You can’t do everything … or at least, you can’t do everything to a high standard. If your mountain of tasks towers over you and all the tasks must be done, then choose which tasks you’ll do well, which tasks you’ll do OK and in which tasks you’ll invest the bare minimum of effort.
- I don’t iron anymore: not the bed sheets nor the school uniform nor my own clothes. In fact, the only time I iron, is for formal shirts, as and when I need them.
- I like my house to be tidy but with 5 kids, I have a choice: either spend all day (every day) tidying up the clutter, or choose one room to keep nice and tidy, use it as my oasis when I’m feeling stressed, and turn a blind eye to the rest of the house.
If you try to deliver high standards on every task, you will burn out!
2) Rome wasn’t built in a day
Your decorating project at home will take more time if you also have young children. Just as you start glossing the woodwork, little Jamie will be sick in his bed! Of course, in our immediate world of T.V. on demand, Amazon next day delivery, Uber taxis waiting round the corner for your call and unbelievable download speeds for the internet, we’re increasingly unused to waiting for anything. But if you want to achieve something and you’re already busy, you must learn to take small steps every day and keep moving forward with managed expectations.

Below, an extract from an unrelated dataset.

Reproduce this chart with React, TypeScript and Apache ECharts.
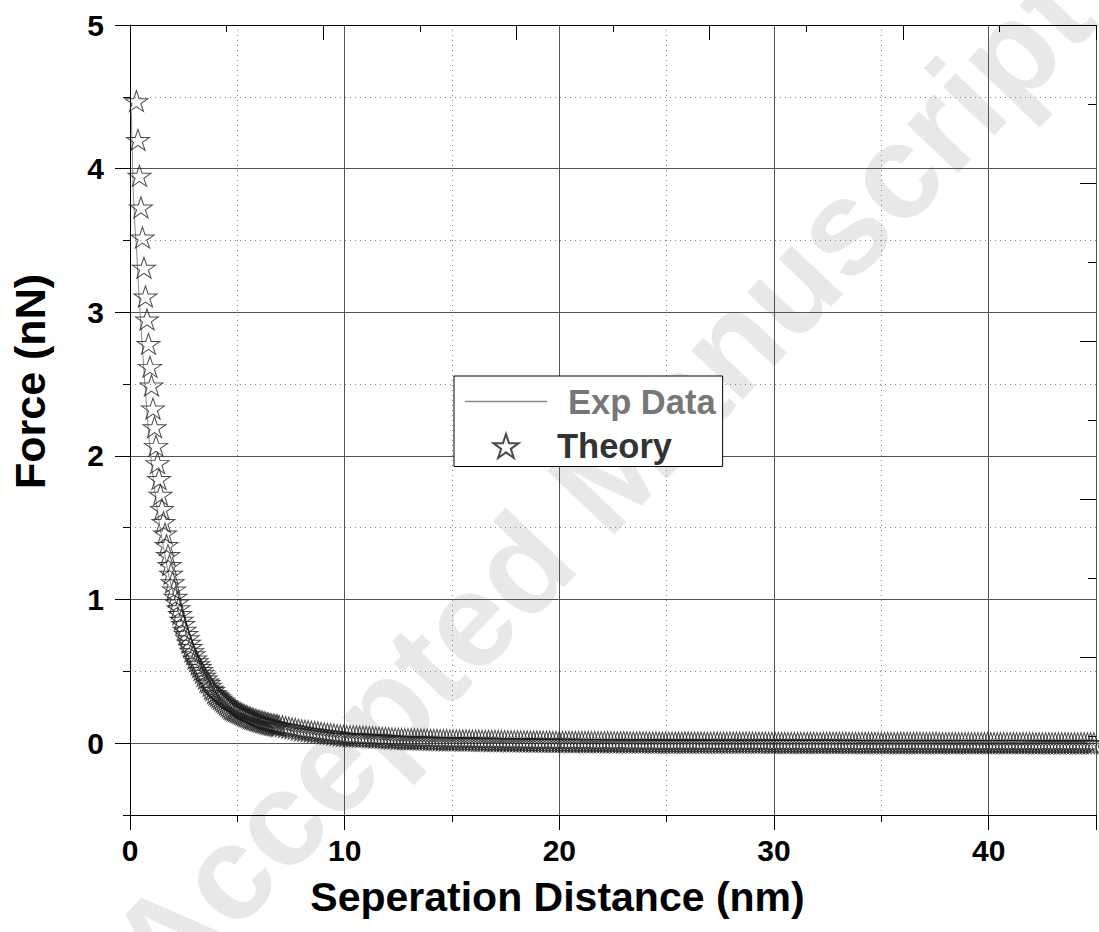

Bit by bit, if we stick at stuff, even if it’s just a little bit each day, then we can achieve MASSIVE things in 365 days. Patience and consistency rule OK!
3) Good Parking Rocks!
Sometimes your life will enter a season where you will need to park the things you ideally want to do: the snowboarding season in the Alps, the super-fast motorbike, or the jet-setting job taking you around the world. You’re just not in the season of your life where these things are workable for you, so they need to be parked.
- Parking becomes unhelpful when it’s done on autopilot, as your typical habit, rather than an intentional decision based on logical evidence.
- Parking involves letting go of the things we want now, because the timing is not right, and also accepting that we can’t control everything, that we can’t achieve everything and that we have limitations.
- Parking is liberating: it cuts us some slack and temporarily clears some non urgent tasks out of our minds, so we can focus on achieving the important things which need actioning today.
Being productive (whether you have kids or not) is simply about choices and commitment: its deciding what is truly important, then investing your energies in the truly important things.